The news yesterday that newspapers have inked a deal to syndicate blogs, is not a huge surprise. We’ve seen the rise of journalists blogging, and the blurring of the lines between columns and posts recently. USC Annenberg’s research finds that 79% of Americans have gone online, while a Pew Research Center study also finds that 67% of adults have gone over to newspaper web sites for read local or national news. But recognizing this shift isn’t easy. Kudos to the newspapers that have embraced, rather than denied the new distribution and consumption choices made by their readers.

The syndication service from Pluck, has Gannett, The San Francisco Chronicle, Austin American Statesman (which incidentally went with Pluck in September last year), Washington Post, and the San Anonio Express in a new relationship. Expect to see more creative alliances in the near future.

Jay Rosen wrote about this last month, on the benefits of loyalty and engagement that blogs bring to newspapers.

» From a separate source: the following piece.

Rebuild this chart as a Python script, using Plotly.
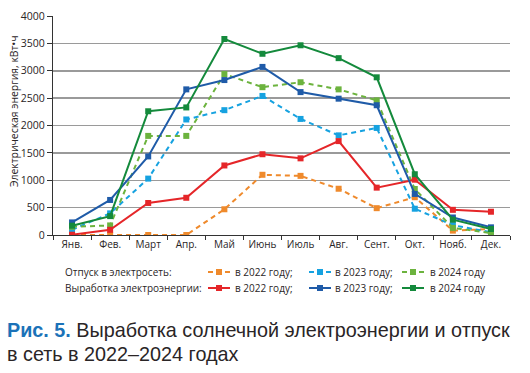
import plotly.graph_objects as go

months = ["Янв.", "Фев.", "Март", "Апр.", "Май", "Июнь", "Июль", "Авг.", "Сент.", "Окт.", "Нояб.", "Дек."]

supply_2022 = [0, 0, 0, 0, 470, 1100, 1080, 845, 490, 690, 80, 110]
supply_2023 = [95, 395, 1030, 2110, 2280, 2540, 2120, 1820, 1955, 480, 180, 50]
supply_2024 = [150, 175, 1810, 1810, 2940, 2700, 2790, 2660, 2460, 840, 130, 35]
gen_2022 = [5, 95, 585, 680, 1270, 1475, 1400, 1715, 865, 1010, 460, 425]
gen_2023 = [230, 640, 1435, 2660, 2830, 3070, 2610, 2490, 2370, 750, 320, 140]
gen_2024 = [170, 345, 2260, 2330, 3580, 3310, 3465, 3230, 2880, 1110, 280, 110]

yticks = [0, 500, 1000, 1500, 2000, 2500, 3000, 3500, 4000]

C_OR = "#ef8a2c"
C_LB = "#16a2e0"
C_LG = "#6cb33e"
C_RD = "#e52629"
C_DB = "#1f5ba8"
C_DG = "#148a3c"
TXT = "#2a2526"

W, H = 530, 373
L, R, T, B = 53, 510, 16, 235

def px(x):
    return (x - L) / (R - L)

def py(y):
    return (B - y) / (B - T)

series = [
    (supply_2022, C_OR, "dash"),
    (supply_2023, C_LB, "dash"),
    (supply_2024, C_LG, "dash"),
    (gen_2022, C_RD, "solid"),
    (gen_2023, C_DB, "solid"),
    (gen_2024, C_DG, "solid"),
]

fig = go.Figure()
for vals, col, dash in series:
    fig.add_trace(go.Scatter(
        x=months, y=vals, mode="lines+markers",
        line=dict(color=col, width=2, dash="5px,4px" if dash == "dash" else "solid"),
        marker=dict(symbol="square", size=6, color=col),
        showlegend=False, hoverinfo="skip",
    ))

shapes = []
annotations = []
FS = 10

# y-axis title
annotations.append(dict(x=px(14), y=py(111), xref="paper", yref="paper",
                        text="Электрическая энергия, кВт•ч", textangle=-90, showarrow=False,
                        xanchor="center", yanchor="middle", font=dict(size=10.4, color=TXT)))

# legend
row_y = [272, 288]
row_labels = ["Отпуск в электросеть:", "Выработка электроэнергии:"]
sym_x = [208, 309, 402]
txt_x = [233, 333, 428]
labels = ["в 2022 году;", "в 2023 году;", "в 2024 году"]
for r in range(2):
    annotations.append(dict(x=px(63), y=py(row_y[r]), xref="paper", yref="paper",
                            text=row_labels[r], showarrow=False, xanchor="left", yanchor="middle",
                            font=dict(size=FS, color=TXT)))
    for k in range(3):
        vals, col, dash = series[r * 3 + k]
        x0, x1 = sym_x[k], sym_x[k] + 22
        yy = py(row_y[r])
        if dash == "dash":
            shapes.append(dict(type="line", xref="paper", yref="paper", x0=px(x0), x1=px(x0 + 5), y0=yy, y1=yy,
                               line=dict(color=col, width=2)))
            shapes.append(dict(type="line", xref="paper", yref="paper", x0=px(x1 - 5), x1=px(x1), y0=yy, y1=yy,
                               line=dict(color=col, width=2)))
        else:
            shapes.append(dict(type="line", xref="paper", yref="paper", x0=px(x0), x1=px(x1), y0=yy, y1=yy,
                               line=dict(color=col, width=2)))
        cx = (x0 + x1) / 2
        shapes.append(dict(type="rect", xref="paper", yref="paper", x0=px(cx - 3), x1=px(cx + 3),
                           y0=py(row_y[r] + 3), y1=py(row_y[r] - 3), fillcolor=col, line=dict(width=0)))
        annotations.append(dict(x=px(txt_x[k]), y=yy, xref="paper", yref="paper",
                                text=labels[k], showarrow=False, xanchor="left", yanchor="middle",
                                font=dict(size=FS, color=TXT)))

# caption (two lines)
CAP_FONT = dict(size=19.8, color=TXT, family="Liberation Sans, Arial, sans-serif")
annotations.append(dict(
    x=px(5), y=py(330), xref="paper", yref="paper", xanchor="left", yanchor="middle", align="left",
    text="<b><span style='color:#1b72b8'>Рис. 5.</span></b> Выработка солнечной электроэнергии и отпуск",
    showarrow=False, font=CAP_FONT,
))
annotations.append(dict(
    x=px(5), y=py(354), xref="paper", yref="paper", xanchor="left", yanchor="middle", align="left",
    text="в сеть в 2022–2024 годах",
    showarrow=False, font=CAP_FONT,
))

fig.update_layout(
    width=W, height=H,
    margin=dict(l=L, r=W - R, t=T, b=H - B, pad=0),
    paper_bgcolor="white", plot_bgcolor="white",
    font=dict(family="Open Sans, Liberation Sans, sans-serif", size=FS, color=TXT),
    shapes=shapes, annotations=annotations,
    xaxis=dict(
        type="category", categoryorder="array", categoryarray=months,
        showline=True, linecolor="#333", linewidth=1.2,
        ticks="outside", ticklen=4, tickcolor="#333", tickson="boundaries",
        showgrid=False, range=[-0.5, 11.5], fixedrange=True, automargin=False,
        tickangle=0, tickfont=dict(size=FS, color=TXT),
    ),
    yaxis=dict(
        range=[0, 4000], tickvals=yticks, ticktext=[str(v) for v in yticks],
        showline=True, linecolor="#333", linewidth=1.2, automargin=False,
        ticks="outside", ticklen=5, tickcolor="#333",
        showgrid=True, gridcolor="#9a9a9a", gridwidth=1.5,
        zeroline=False, tickfont=dict(size=10.5, color=TXT), fixedrange=True,
    ),
)

fig.write_html("out.html", config={"displayModeBar": False, "staticPlot": True},
               post_script="document.body.style.margin='0';document.body.style.overflow='hidden';")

Simon Dumenco (in Advertising Age, January 16, 2006) observed quite rightly that this artificial separation between journalism and blogging must go away. The title ‘blogger’ he argues is as silly as calling someone who uses Microsoft Word, a ‘worder.’  Here’s this:

"A lot of the tendency to draw lines internally, I think, has to do with the fact that most old-school publishing organizations with online components invested heavily in the ’90s in then-state-of-the-art, but now-cumbersome online publishing systems, which are functionally very different from more nimble blogging software solutions. But over the next few years those legacy systems will be phased out and everyone publishing online will be using some form of what’s now commonly thought of as blogging software."

It didn’t take years for this to see the light of day.